When you deploy VMware vSAN in the vSphere environment, the solution comes from several tools to monitor, find performance bottleneck and to troubleshoot VMware vSAN issue. All the information that I’ll introduce you in this topic are built-in to vCenter. Unfortunately, all vSAN configuration, metrics and alerts are not available yet from HTML5 board. So the screenshots were taken from VMware vCenter flash board.
Check the overall health of VMware vSAN
Many information are available from the vSAN cluster pane. VMware has added a dedicated tab for vSAN and some performance counters. In the below screenshot, I show the overall vSAN Health. VMware has included several tests to validate the cluster health such as the hardware compatibility, the network, the physical disk, the cluster and so on.
The hardware compatibility list is downloaded from VMware to validate if vSAN is supported on your hardware. If you take a look at the below screenshot, you can see that my lab is not really supported because my HBA are not referenced by VMware. Regarding the network, several tests are also validated such as the good IP configuration, the MTU, if ping is working and so on. Thanks to this single pane, we are able to check if the cluster is healthy or not.
In the capacity section, you get information about the storage consumption and how the deduplication ratio.
In the same pane you get also a charts which give you the storage usage by object types (before deduplication and compression).
The next pane is useful when a node was down because of an outage or for updates. When you restart a node in vSAN cluster, this last must resync information from its buddy. When the node was down, lot of data were change on the storage and the node must resync these data. This pane indicates which vSAN objects must be resynced to support the chosen RAID level and the FTT (Failure To Tolerate). In case of resync, this pane indicates of many components to resync, the remaining bytes to resync and an estimated time for this process. You can also manage the resync throttling.
In Virtual Objects pane, you can get for each vSAN object the health state. You can check also if the object is compliant with the VM storage policy that you have defined (FTT, RAID Level, Cache pining etc.). Moreovoer, in the physical disk placement tab, you get also the component placement and which are active or not. In my lab, I have a two-node vSAN cluster and I have defined in my storage policy RAID 1 with FTT=1. So for each object, I have three components: two times the data and witness.
In physical disks pane, you can list the physical disks involved in vSAN for each node. You can know also which components are store on which physical disks.
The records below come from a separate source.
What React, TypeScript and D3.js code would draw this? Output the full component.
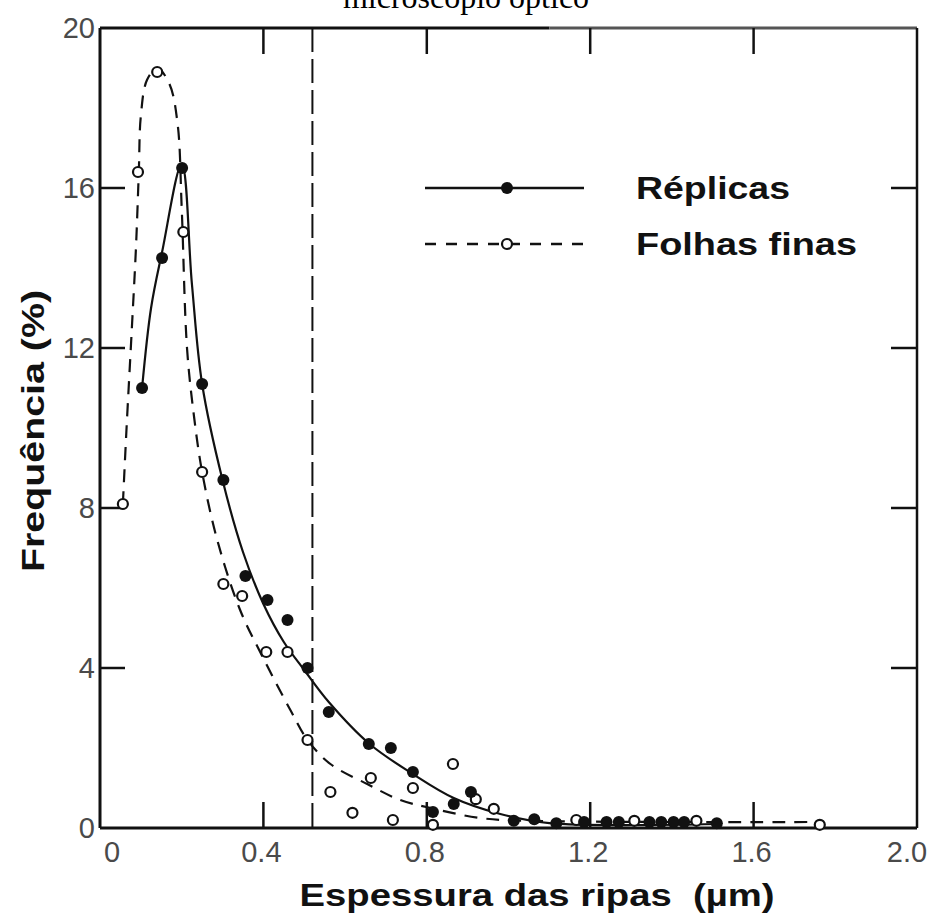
import React from 'react';
import * as d3 from 'd3';

const W = 933;
const H = 921;

// measured points, Réplicas (filled dots)
const replicasX = [0.103, 0.152, 0.201, 0.25, 0.302, 0.356, 0.41, 0.459, 0.508, 0.56, 0.658, 0.712, 0.766, 0.815, 0.866, 0.908, 1.013, 1.063, 1.117, 1.185, 1.24, 1.27, 1.345, 1.374, 1.404, 1.43, 1.51];
const replicasY = [11.0, 14.25, 16.5, 11.1, 8.7, 6.3, 5.7, 5.2, 4.0, 2.9, 2.1, 2.0, 1.4, 0.4, 0.6, 0.9, 0.18, 0.22, 0.12, 0.15, 0.15, 0.15, 0.15, 0.15, 0.15, 0.15, 0.12];

// measured points, Folhas finas (open circles)
const folhasX = [0.056, 0.093, 0.14, 0.204, 0.25, 0.302, 0.348, 0.407, 0.459, 0.508, 0.564, 0.618, 0.663, 0.717, 0.766, 0.815, 0.864, 0.92, 0.964, 1.166, 1.308, 1.46, 1.762];
const folhasY = [8.1, 16.4, 18.9, 14.9, 8.9, 6.1, 5.8, 4.4, 4.4, 2.2, 0.9, 0.38, 1.25, 0.2, 1.0, 0.08, 1.6, 0.72, 0.48, 0.2, 0.18, 0.18, 0.08];

// hand-drawn fitted curves
const replicasCurveX = [0.103, 0.125, 0.152, 0.2, 0.225, 0.25, 0.3, 0.35, 0.4, 0.45, 0.5, 0.56, 0.66, 0.766, 0.866, 0.98, 1.1, 1.52];
const replicasCurveY = [11.0, 13.0, 14.4, 16.6, 13.6, 11.1, 8.7, 6.9, 5.6, 4.65, 3.95, 3.15, 2.1, 1.35, 0.75, 0.35, 0.12, 0.1];
const folhasCurveX = [0.056, 0.065, 0.078, 0.088, 0.095, 0.1, 0.115, 0.14, 0.17, 0.19, 0.2, 0.213, 0.23, 0.25, 0.287, 0.343, 0.397, 0.466, 0.508, 0.564, 0.654, 0.735, 0.81, 0.93, 1.05, 1.76];
const folhasCurveY = [8.1, 10.0, 12.5, 14.5, 16.4, 17.8, 18.7, 19.0, 18.6, 17.6, 15.5, 12.0, 10.3, 8.9, 7.2, 5.45, 4.3, 2.95, 2.2, 1.6, 1.1, 0.7, 0.5, 0.25, 0.18, 0.15];

const xTicks = [0.4, 0.8, 1.2, 1.6];
const yTicks = [4, 8, 12, 16];
const xLabels = ['0', '0.4', '0.8', '1.2', '1.6', '2.0'];
const yLabels = ['0', '4', '8', '12', '16', '20'];
const cutoff = 0.52;

const ink = '#111';

export default function App() {
  const x = d3.scaleLinear().domain([0, 2]).range([100, 917]);
  const y = d3.scaleLinear().domain([0, 20]).range([828, 28]);

  const path = (xs: number[], ys: number[]) =>
    d3.line<number>()
      .x(d => x(xs[d]))
      .y(d => y(ys[d]))
      .curve(d3.curveCatmullRom.alpha(0.5))(d3.range(xs.length));

  const tickFont = { fontFamily: '"Liberation Sans", Arial, sans-serif', fontSize: 29, fill: '#4a4a4a' };
  const boldFont = { fontFamily: '"Liberation Sans", Arial, sans-serif', fontWeight: 700, fontSize: 32, fill: ink };

  return (
    <svg width={W} height={H} style={{ position: 'absolute', left: 0, top: 0 }}>
      <rect width={W} height={H} fill="#fff" />

      <text x={466} y={8} textAnchor="middle" style={{ fontFamily: '"Liberation Serif", "Times New Roman", serif', fontSize: 32, fill: '#000' }}>
        microscópio óptico
      </text>

      {/* frame */}
      <line x1={x(0)} x2={x(0)} y1={y(20)} y2={y(0)} stroke={ink} strokeWidth={3} />
      <line x1={x(0)} x2={x(2)} y1={y(0)} y2={y(0)} stroke={ink} strokeWidth={3} />
      <line x1={x(0)} x2={x(1.1)} y1={y(20)} y2={y(20)} stroke={ink} strokeWidth={3} />
      <line x1={x(1.1)} x2={x(2)} y1={y(20)} y2={y(20)} stroke="#555" strokeWidth={3} />
      <line x1={x(2)} x2={x(2)} y1={y(20)} y2={y(0)} stroke={ink} strokeWidth={2.5} />

      {/* inward ticks */}
      {xTicks.map(t => (
        <g key={'xt' + t}>
          <line x1={x(t)} x2={x(t)} y1={y(20)} y2={y(20) + 26} stroke={ink} strokeWidth={2.5} />
          <line x1={x(t)} x2={x(t)} y1={y(0)} y2={y(0) - 26} stroke={ink} strokeWidth={2.5} />
        </g>
      ))}
      {yTicks.map(t => (
        <g key={'yt' + t}>
          <line x1={x(0)} x2={x(0) + 25} y1={y(t)} y2={y(t)} stroke={ink} strokeWidth={2.5} />
          <line x1={x(2)} x2={x(2) - 26} y1={y(t)} y2={y(t)} stroke={ink} strokeWidth={2.5} />
        </g>
      ))}

      {/* tick labels */}
      {yLabels.map((l, i) => (
        <text key={'yl' + l} x={x(0) - 5} y={y(i * 4) + 10} textAnchor="end" style={tickFont}>{l}</text>
      ))}
      {xLabels.map((l, i) => (
        <text key={'xl' + l} x={i === 0 ? x(0) + 12 : x(i * 0.4) - (i === 5 ? 10 : 2)} y={y(0) + 34} textAnchor="middle" style={tickFont}>{l}</text>
      ))}

      {/* axis titles */}
      <text transform={`translate(44, 431) rotate(-90)`} textAnchor="middle" textLength={282} lengthAdjust="spacingAndGlyphs" style={boldFont}>
        Frequência (%)
      </text>
      <text x={537} y={906} textAnchor="middle" textLength={475} lengthAdjust="spacingAndGlyphs" style={{ ...boldFont, whiteSpace: 'pre' }}>
        {'Espessura das ripas  (µm)'}
      </text>

      {/* vertical cut line */}
      <line x1={x(cutoff)} x2={x(cutoff)} y1={y(20)} y2={y(0)} stroke={ink} strokeWidth={2} strokeDasharray="24 7" />

      {/* curves */}
      <path d={path(folhasCurveX, folhasCurveY) || ''} fill="none" stroke={ink} strokeWidth={2.2} strokeDasharray="13 9" />
      <path d={path(replicasCurveX, replicasCurveY) || ''} fill="none" stroke={ink} strokeWidth={2.2} />

      {/* markers */}
      {folhasX.map((v, i) => (
        <circle key={'f' + i} cx={x(v)} cy={y(folhasY[i])} r={5} fill="#fff" stroke={ink} strokeWidth={2.2} />
      ))}
      {replicasX.map((v, i) => (
        <circle key={'r' + i} cx={x(v)} cy={y(replicasY[i])} r={6} fill={ink} />
      ))}

      {/* legend */}
      <line x1={425} x2={584} y1={188} y2={188} stroke={ink} strokeWidth={2.5} />
      <circle cx={507} cy={188} r={6} fill={ink} />
      <text x={636} y={199} textLength={154} lengthAdjust="spacingAndGlyphs" style={boldFont}>Réplicas</text>
      <line x1={425} x2={584} y1={244} y2={244} stroke={ink} strokeWidth={2.5} strokeDasharray="11 10" />
      <circle cx={507} cy={244} r={5} fill="#fff" stroke={ink} strokeWidth={2.2} />
      <text x={636} y={255} textLength={221} lengthAdjust="spacingAndGlyphs" style={boldFont}>Folhas finas</text>
    </svg>
  );
}
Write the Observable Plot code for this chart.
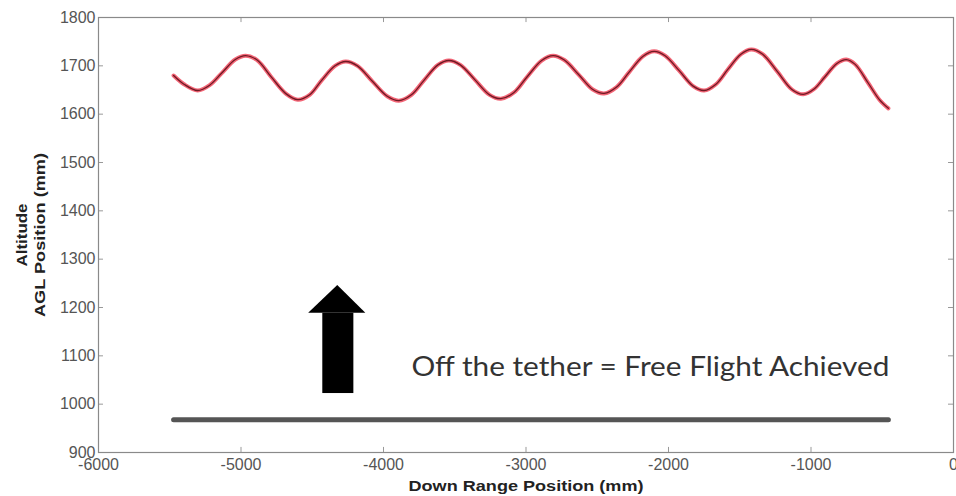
<!DOCTYPE html>
<html>
<head>
<meta charset="utf-8">
<script src="https://cdn.jsdelivr.net/npm/d3@7"></script>
<script src="https://cdn.jsdelivr.net/npm/@observablehq/plot@0.6"></script>
<style>
  html, body { margin: 0; padding: 0; background: #fff; }
  #chart svg { display: block; overflow: visible; }
</style>
</head>
<body>
<div id="chart"></div>
<script>
// Flight path (down range mm, altitude mm)
const flightX = [-5473, -5400, -5304, -5220, -5135, -5040, -4967, -4887, -4785, -4683, -4602, -4518, -4434, -4340, -4265, -4183, -4078, -3974, -3892, -3804, -3716, -3618, -3541, -3461, -3358, -3256, -3176, -3084, -2993, -2890, -2810, -2731, -2631, -2531, -2452, -2364, -2276, -2178, -2101, -2024, -1925, -1827, -1750, -1667, -1585, -1492, -1419, -1339, -1236, -1134, -1054, -978, -903, -818, -752, -690, -600, -520, -457];
const flightY = [1680, 1662, 1649, 1660, 1685, 1713, 1721, 1712, 1676, 1642, 1630, 1640, 1670, 1700, 1709, 1700, 1668, 1637, 1628, 1640, 1670, 1702, 1711, 1702, 1671, 1640, 1632, 1645, 1677, 1711, 1721, 1712, 1682, 1651, 1643, 1656, 1687, 1720, 1730, 1721, 1690, 1658, 1649, 1662, 1692, 1724, 1734, 1724, 1688, 1651, 1641, 1652, 1677, 1705, 1713, 1703, 1665, 1630, 1612];

// Tether line
const tetherX = [-5473, -457];
const tetherY = [968, 968];

// Arrow annotation (data units)
const arrowHeadX = [-4525, -4321, -4124];
const arrowHeadTop = [1188, 1245.5, 1188];
const arrowHeadBase = [1188, 1188, 1188];
const arrowShaft = {x1: -4426, x2: -4208, y1: 1022, y2: 1188};

const annotationText = "Off the tether = Free Flight Achieved";
const annotationPos = {x: -450, y: 1076};

const xLabel = "Down Range Position (mm)";
const yLabelLines = ["Altitude", "AGL Position (mm)"];

const xTicks = [-6000, -5000, -4000, -3000, -2000, -1000, 0];
const yTicks = [900, 1000, 1100, 1200, 1300, 1400, 1500, 1600, 1700, 1800];

const flight = flightX.map((x, i) => ({x, y: flightY[i]}));
const tether = tetherX.map((x, i) => ({x, y: tetherY[i]}));
const head = arrowHeadX.map((x, i) => ({x, y1: arrowHeadBase[i], y2: arrowHeadTop[i]}));

const xTickLen = 35;   // ~5px in data units
const yTickLen = 10.5;

const chart = Plot.plot({
  width: 956,
  height: 496,
  marginTop: 17,
  marginBottom: 44,
  marginLeft: 98,
  marginRight: 3,
  style: {fontFamily: "'Liberation Sans', Arial, sans-serif", color: "#555", background: "#fff"},
  x: {domain: [-6000, 0]},
  y: {domain: [900, 1800]},
  marks: [
    Plot.ruleY(yTicks, {y: d => d, x1: -6000, x2: -6000 + xTickLen, stroke: "#999"}),
    Plot.ruleY(yTicks, {y: d => d, x1: -xTickLen, x2: 0, stroke: "#999"}),
    Plot.ruleX(xTicks, {x: d => d, y1: 900, y2: 900 + yTickLen, stroke: "#999"}),
    Plot.ruleX(xTicks, {x: d => d, y1: 1800 - yTickLen, y2: 1800, stroke: "#999"}),
    Plot.frame({stroke: "#8a8a8a", strokeWidth: 1.2}),
    Plot.axisX({ticks: xTicks, tickSize: 0, tickPadding: 6, fontSize: 16, tickFormat: d => String(d), label: xLabel, labelAnchor: "center", labelOffset: 38, labelArrow: "none"}),
    Plot.axisY({ticks: yTicks, tickSize: 0, tickPadding: 3, fontSize: 16, tickFormat: d => String(d), label: null}),
    Plot.line(tether, {x: "x", y: "y", stroke: "#555", strokeWidth: 5}),
    Plot.line(flight, {x: "x", y: "y", stroke: "#f04a5e", strokeWidth: 4, curve: "catmull-rom", strokeOpacity: 0.85}),
    Plot.line(flight, {x: "x", y: "y", stroke: "#6e1a24", strokeWidth: 1.3, curve: "catmull-rom"}),
    Plot.areaY(head, {x: "x", y1: "y1", y2: "y2", fill: "#000"}),
    Plot.rect([arrowShaft], {x1: "x1", x2: "x2", y1: "y1", y2: "y2", fill: "#000"}),
    Plot.text([annotationPos], {x: "x", y: "y", text: () => annotationText, textAnchor: "end", fontSize: 27, fill: "#333", fontFamily: "Lato, 'Open Sans', sans-serif", className: "annot"}),
    Plot.text([yLabelLines.join("\n")], {frameAnchor: "left", textAnchor: "middle", rotate: -90, dx: -68.5, fontSize: 14, fontWeight: "bold", fill: "#222", lineHeight: 1.35, className: "ylab"})
  ]
});
document.getElementById("chart").appendChild(chart);
const svg = d3.select(chart);
// bold dark x-axis label, stretched like the reference
svg.selectAll("g[aria-label='x-axis label'] text")
  .attr("font-weight", "bold").attr("fill", "#222").attr("font-size", 14)
  .attr("textLength", 235).attr("lengthAdjust", "spacingAndGlyphs");
// y label line widths
const yLens = [63, 164];
svg.selectAll(".ylab text tspan").each(function(d, i) {
  d3.select(this).attr("textLength", yLens[i]).attr("lengthAdjust", "spacingAndGlyphs");
});
// fit annotation width
svg.selectAll(".annot text").attr("textLength", 478).attr("lengthAdjust", "spacingAndGlyphs");
</script>
</body>
</html>
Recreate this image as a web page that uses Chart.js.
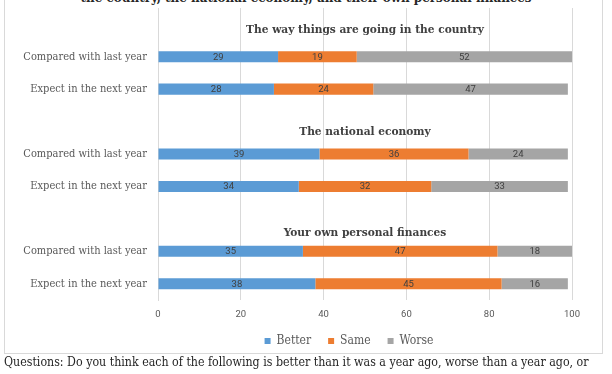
<!DOCTYPE html>
<html>
<head>
<meta charset="utf-8">
<script src="https://cdn.jsdelivr.net/npm/chart.js@4.4.1/dist/chart.umd.min.js"></script>
<style>
  html, body { margin: 0; padding: 0; background: #fff; width: 612px; height: 374px; overflow: hidden; position: relative; }
  #title { position: absolute; left: 0; width: 612px; top: -9px; text-align: center; font-family: "DejaVu Serif Condensed", "DejaVu Serif", serif; font-weight: bold; font-size: 13.3px; line-height: 13px; color: #262626; white-space: nowrap; }
  #frame { position: absolute; left: 4px; top: -20px; width: 599px; height: 374px; box-sizing: border-box; border: 1px solid #d9d9d9; }
  #chart { position: absolute; left: 0; top: 0; }
  #note { position: absolute; left: 4px; top: 355px; font-family: "DejaVu Serif Condensed", "DejaVu Serif", serif; font-size: 12.3px; line-height: 15px; color: #262626; white-space: nowrap; }
</style>
</head>
<body>
<div id="frame"></div>
<div id="title">the country, the national economy, and their own personal finances</div>
<canvas id="chart" width="612" height="374"></canvas>
<div id="note">Questions: Do you think each of the following is better than it was a year ago, worse than a year ago, or</div>
<script>
// ---- data ----
const sections = ['The way things are going in the country', 'The national economy', 'Your own personal finances'];
const rowLabels = ['Compared with last year', 'Expect in the next year'];
const better = [29, 28, 39, 34, 35, 38];
const same   = [19, 24, 36, 32, 47, 45];
const worse  = [52, 47, 24, 33, 18, 16];
const seriesNames = ['Better', 'Same', 'Worse'];
const xTicks = [0, 20, 40, 60, 80, 100];

// build category list: one blank header row per section, then its two rows
const categories = [];
const idxMap = [];
sections.forEach((s, si) => {
  categories.push('');
  idxMap.push(-1);
  rowLabels.forEach((r, ri) => { categories.push(r); idxMap.push(si * 2 + ri); });
});
const expand = arr => idxMap.map(i => i < 0 ? null : arr[i]);

const serif = '"DejaVu Serif Condensed", "DejaVu Serif", serif';
const sans = 'Roboto, "Liberation Sans", sans-serif';

const valueLabels = {
  id: 'valueLabels',
  afterDatasetsDraw(chart) {
    const ctx = chart.ctx;
    ctx.save();
    ctx.font = '9.5px ' + sans;
    ctx.fillStyle = '#404040';
    ctx.textAlign = 'center';
    ctx.textBaseline = 'middle';
    chart.data.datasets.forEach((ds, di) => {
      const meta = chart.getDatasetMeta(di);
      meta.data.forEach((bar, i) => {
        const v = ds.data[i];
        if (v == null) return;
        const p = bar.getProps(['x', 'y', 'base'], true);
        ctx.fillText(String(v), (p.x + p.base) / 2, p.y + 0.5);
      });
    });
    ctx.restore();
  }
};

const sectionHeaders = {
  id: 'sectionHeaders',
  afterDraw(chart) {
    const ctx = chart.ctx;
    const ys = chart.scales.y;
    const area = chart.chartArea;
    const shift = [6, 10, 14];
    ctx.save();
    ctx.font = 'bold 11.8px ' + serif;
    ctx.fillStyle = '#404040';
    ctx.textAlign = 'center';
    ctx.textBaseline = 'middle';
    sections.forEach((s, si) => {
      const y = ys.getPixelForValue(si * 3) + shift[si];
      ctx.fillText(s, (area.left + area.right) / 2, y);
    });
    ctx.restore();
  }
};

// nudge the legend block to sit under the plot, as in the source
const legendShift = {
  id: 'legendShift',
  afterLayout(chart) {
    const lg = chart.legend;
    if (!lg) return;
    lg.left += 63;
    lg.right += 63;
  }
};

new Chart(document.getElementById('chart'), {
  type: 'bar',
  data: {
    labels: categories,
    datasets: [
      { label: seriesNames[0], data: expand(better), backgroundColor: '#5B9BD5' },
      { label: seriesNames[1], data: expand(same), backgroundColor: '#ED7D31' },
      { label: seriesNames[2], data: expand(worse), backgroundColor: '#A5A5A5' }
    ]
  },
  options: {
    indexAxis: 'y',
    responsive: false,
    animation: false,
    devicePixelRatio: 1,
    datasets: { bar: { barPercentage: 0.34, categoryPercentage: 1 } },
    layout: { padding: { left: 0, right: 40, top: 8, bottom: 17 } },
    scales: {
      x: {
        stacked: true,
        min: 0, max: 100,
        afterBuildTicks: s => { s.ticks = xTicks.map(v => ({ value: v })); },
        grid: { color: '#d9d9d9', drawTicks: false },
        border: { display: false },
        ticks: { color: '#595959', font: { family: sans, size: 9.5 }, padding: 9 },
        afterFit: s => { s.height = 18; }
      },
      y: {
        stacked: true,
        grid: { display: false, drawTicks: false },
        border: { color: '#d9d9d9' },
        ticks: { color: '#595959', font: { family: serif, size: 11 }, padding: 11 },
        afterFit: s => { s.width = 158; s.paddingTop = 0; s.paddingBottom = 0; }
      }
    },
    plugins: {
      legend: {
        position: 'bottom',
        labels: { boxWidth: 6, boxHeight: 6, padding: 17, color: '#595959', font: { family: serif, size: 12 } }
      },
      tooltip: { enabled: false },
      title: { display: false }
    }
  },
  plugins: [valueLabels, sectionHeaders, legendShift]
});
</script>
</body>
</html>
In the proactive tests, you can test a VM creation to validate that everything is working. For example, this test helped me one time to troubleshoot MTU issue between hosts and switches.
vSAN performance counters
Sometime you get poor performance and you expect better. So, you need to find the performance bottleneck. The performance counters can help you to troubleshoot the issue. In performance tab you get the classical performance counters about CPU memory and so on.
VMware has also added two sections dedicated for vSAN performance counters: vSAN – Virtual Machine Consumption and vSAN – Backend. The below screenshot shows you the first section. It is useful because this section indicates you the throughput, the latency and the congestion.
The other section presents performance counters related to backend. You can get the throughput taken by resync job, the IOPS ad latency of vSAN.